_Rows from a dataset of charts and code_:

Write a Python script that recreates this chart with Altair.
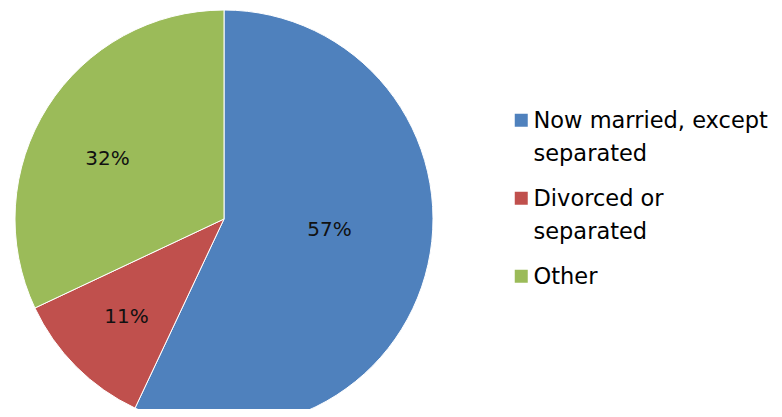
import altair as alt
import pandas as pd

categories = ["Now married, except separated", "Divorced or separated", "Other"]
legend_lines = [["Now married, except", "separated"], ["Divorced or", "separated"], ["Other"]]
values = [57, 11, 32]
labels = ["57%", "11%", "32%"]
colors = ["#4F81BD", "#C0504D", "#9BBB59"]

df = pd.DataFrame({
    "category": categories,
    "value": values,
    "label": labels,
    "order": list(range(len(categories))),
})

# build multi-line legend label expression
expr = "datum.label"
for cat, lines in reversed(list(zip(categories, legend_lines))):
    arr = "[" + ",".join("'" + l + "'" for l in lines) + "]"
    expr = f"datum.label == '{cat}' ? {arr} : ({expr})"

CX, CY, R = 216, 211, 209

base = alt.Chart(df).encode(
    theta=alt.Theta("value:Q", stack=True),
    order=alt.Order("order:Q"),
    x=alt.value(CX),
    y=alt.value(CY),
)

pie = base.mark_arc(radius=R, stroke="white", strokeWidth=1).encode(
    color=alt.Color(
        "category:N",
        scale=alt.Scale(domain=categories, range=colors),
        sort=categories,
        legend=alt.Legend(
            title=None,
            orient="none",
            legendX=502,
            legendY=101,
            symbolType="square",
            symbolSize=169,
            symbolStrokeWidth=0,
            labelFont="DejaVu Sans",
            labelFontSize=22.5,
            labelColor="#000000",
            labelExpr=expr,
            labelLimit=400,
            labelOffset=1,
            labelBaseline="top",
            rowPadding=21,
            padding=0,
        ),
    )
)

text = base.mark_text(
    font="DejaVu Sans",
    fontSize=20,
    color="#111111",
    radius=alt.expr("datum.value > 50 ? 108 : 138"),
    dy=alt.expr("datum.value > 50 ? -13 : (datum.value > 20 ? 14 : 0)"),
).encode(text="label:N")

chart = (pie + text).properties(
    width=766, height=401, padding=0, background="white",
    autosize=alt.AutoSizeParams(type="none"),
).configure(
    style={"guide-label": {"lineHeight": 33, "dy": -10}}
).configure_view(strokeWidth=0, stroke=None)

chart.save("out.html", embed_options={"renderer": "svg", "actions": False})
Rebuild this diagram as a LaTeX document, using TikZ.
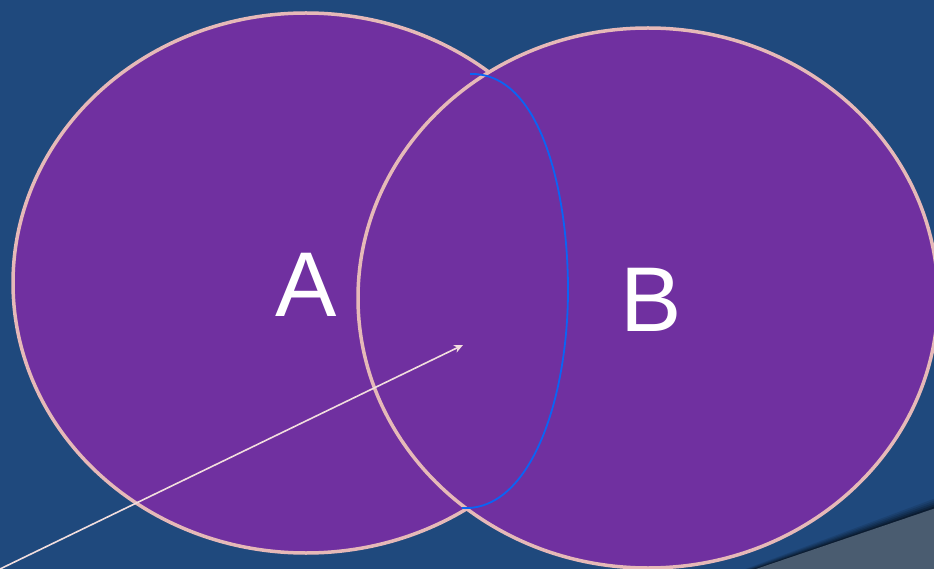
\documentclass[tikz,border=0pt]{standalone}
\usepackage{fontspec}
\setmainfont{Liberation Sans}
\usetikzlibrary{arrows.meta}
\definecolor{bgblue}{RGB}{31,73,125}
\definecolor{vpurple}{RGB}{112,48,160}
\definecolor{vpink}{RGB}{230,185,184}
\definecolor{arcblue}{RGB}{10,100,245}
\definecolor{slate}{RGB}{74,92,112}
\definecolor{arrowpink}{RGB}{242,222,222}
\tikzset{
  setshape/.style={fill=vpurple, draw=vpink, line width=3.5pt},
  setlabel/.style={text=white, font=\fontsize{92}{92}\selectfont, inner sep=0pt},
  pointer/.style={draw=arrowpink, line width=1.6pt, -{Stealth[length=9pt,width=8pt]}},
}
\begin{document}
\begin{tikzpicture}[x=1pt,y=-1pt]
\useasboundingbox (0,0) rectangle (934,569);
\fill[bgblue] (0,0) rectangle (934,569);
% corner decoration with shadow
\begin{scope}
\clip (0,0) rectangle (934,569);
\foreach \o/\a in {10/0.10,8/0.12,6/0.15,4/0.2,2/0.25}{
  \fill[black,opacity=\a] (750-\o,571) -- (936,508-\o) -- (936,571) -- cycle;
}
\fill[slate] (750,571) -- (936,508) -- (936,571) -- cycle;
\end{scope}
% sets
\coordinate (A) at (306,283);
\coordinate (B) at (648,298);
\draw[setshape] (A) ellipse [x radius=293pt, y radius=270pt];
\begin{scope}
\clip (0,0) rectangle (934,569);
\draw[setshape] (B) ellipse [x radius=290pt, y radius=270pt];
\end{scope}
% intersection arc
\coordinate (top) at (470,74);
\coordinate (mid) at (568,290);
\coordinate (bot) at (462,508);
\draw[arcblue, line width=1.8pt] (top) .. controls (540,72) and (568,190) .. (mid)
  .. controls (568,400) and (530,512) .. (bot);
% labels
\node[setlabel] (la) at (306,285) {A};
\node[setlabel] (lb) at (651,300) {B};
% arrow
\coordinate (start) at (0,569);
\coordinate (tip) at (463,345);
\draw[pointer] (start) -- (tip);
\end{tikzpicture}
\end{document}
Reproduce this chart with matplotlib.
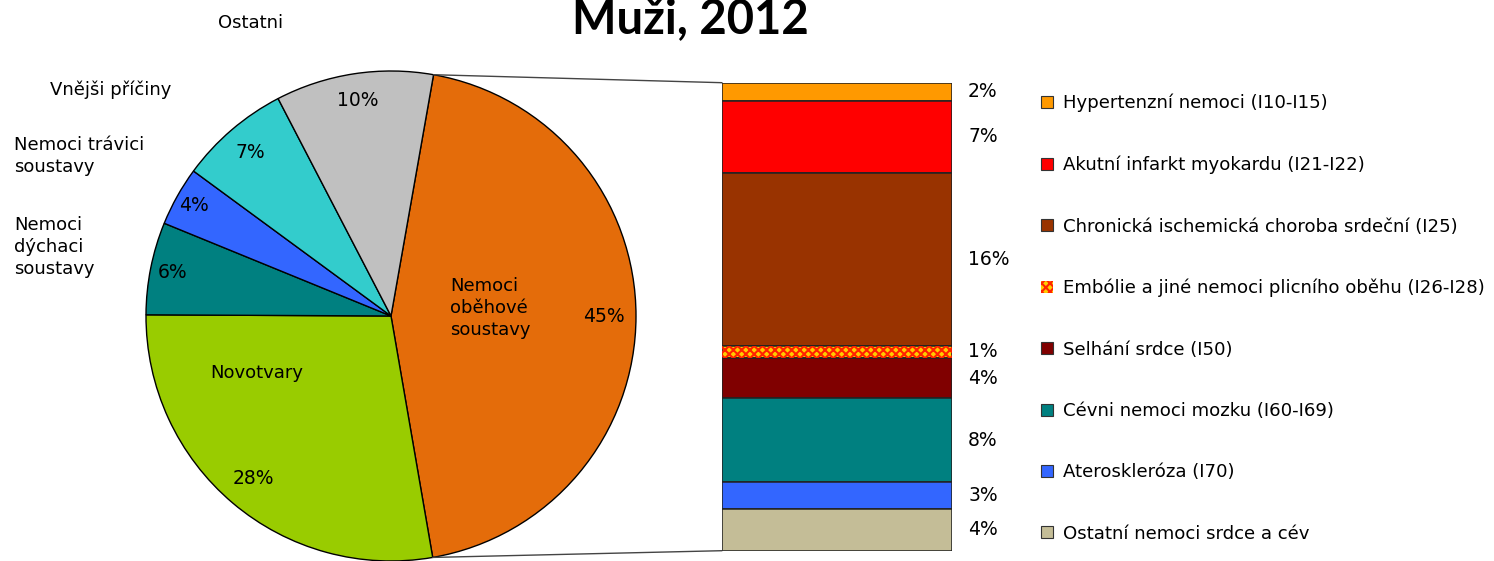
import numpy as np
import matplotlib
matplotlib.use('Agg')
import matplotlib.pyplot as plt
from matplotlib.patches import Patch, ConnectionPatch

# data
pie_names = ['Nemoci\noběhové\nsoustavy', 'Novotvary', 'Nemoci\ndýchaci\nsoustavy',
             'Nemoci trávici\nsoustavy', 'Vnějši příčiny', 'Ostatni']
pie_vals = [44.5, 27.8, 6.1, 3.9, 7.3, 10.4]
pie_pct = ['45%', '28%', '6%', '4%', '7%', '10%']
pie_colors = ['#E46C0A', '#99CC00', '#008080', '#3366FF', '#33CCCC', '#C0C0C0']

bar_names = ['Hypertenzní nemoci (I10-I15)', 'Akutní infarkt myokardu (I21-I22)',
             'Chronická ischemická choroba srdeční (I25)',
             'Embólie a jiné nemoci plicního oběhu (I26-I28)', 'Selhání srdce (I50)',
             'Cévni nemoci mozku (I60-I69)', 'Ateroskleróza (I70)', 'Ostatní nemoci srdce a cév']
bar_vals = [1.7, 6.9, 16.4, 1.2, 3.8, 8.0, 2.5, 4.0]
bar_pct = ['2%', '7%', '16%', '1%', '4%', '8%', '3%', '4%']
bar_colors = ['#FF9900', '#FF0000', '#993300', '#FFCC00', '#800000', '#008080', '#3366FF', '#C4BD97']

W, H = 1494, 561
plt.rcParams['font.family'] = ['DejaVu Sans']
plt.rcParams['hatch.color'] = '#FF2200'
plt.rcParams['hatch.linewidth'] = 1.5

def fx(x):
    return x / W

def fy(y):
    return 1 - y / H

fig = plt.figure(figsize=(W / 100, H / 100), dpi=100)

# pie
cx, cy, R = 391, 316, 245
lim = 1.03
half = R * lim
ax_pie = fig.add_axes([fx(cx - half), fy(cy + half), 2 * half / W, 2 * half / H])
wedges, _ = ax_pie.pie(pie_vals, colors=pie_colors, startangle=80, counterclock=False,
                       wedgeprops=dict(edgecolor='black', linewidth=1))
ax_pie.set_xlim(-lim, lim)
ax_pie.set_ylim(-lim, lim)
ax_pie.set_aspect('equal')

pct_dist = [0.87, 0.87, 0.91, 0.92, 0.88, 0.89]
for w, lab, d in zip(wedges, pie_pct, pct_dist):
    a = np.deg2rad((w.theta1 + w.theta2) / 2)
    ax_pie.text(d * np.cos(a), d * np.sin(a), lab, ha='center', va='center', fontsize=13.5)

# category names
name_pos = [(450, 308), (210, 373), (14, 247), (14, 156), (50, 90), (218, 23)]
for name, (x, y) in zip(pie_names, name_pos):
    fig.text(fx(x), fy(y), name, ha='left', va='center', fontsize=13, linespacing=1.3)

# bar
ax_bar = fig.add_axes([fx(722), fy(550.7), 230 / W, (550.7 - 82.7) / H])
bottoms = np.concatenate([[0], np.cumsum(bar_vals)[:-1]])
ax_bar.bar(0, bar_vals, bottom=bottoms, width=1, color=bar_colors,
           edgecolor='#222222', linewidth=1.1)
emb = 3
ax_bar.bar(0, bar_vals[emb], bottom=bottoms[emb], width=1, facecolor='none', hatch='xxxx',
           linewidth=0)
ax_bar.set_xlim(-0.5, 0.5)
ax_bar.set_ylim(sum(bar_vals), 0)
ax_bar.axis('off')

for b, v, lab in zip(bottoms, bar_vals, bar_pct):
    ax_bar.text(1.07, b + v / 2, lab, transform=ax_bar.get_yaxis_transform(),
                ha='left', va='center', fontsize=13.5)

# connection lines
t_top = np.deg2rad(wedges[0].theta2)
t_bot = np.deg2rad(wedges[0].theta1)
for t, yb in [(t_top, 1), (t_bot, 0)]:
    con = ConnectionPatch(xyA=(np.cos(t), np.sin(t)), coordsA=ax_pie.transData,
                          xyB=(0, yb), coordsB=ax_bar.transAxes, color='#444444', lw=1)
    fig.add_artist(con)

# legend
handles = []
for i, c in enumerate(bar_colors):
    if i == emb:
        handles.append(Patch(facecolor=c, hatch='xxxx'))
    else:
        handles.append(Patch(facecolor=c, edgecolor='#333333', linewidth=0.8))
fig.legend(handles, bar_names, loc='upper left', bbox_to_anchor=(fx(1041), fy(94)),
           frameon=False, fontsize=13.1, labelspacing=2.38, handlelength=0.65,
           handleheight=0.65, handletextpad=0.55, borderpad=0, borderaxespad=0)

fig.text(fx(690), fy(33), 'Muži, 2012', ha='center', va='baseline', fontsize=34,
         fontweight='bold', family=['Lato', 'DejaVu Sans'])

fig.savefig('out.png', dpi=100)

_Stated goal_: Report how many lines hold the string "this", giving the number and nothing else.

_Worked answer_: 3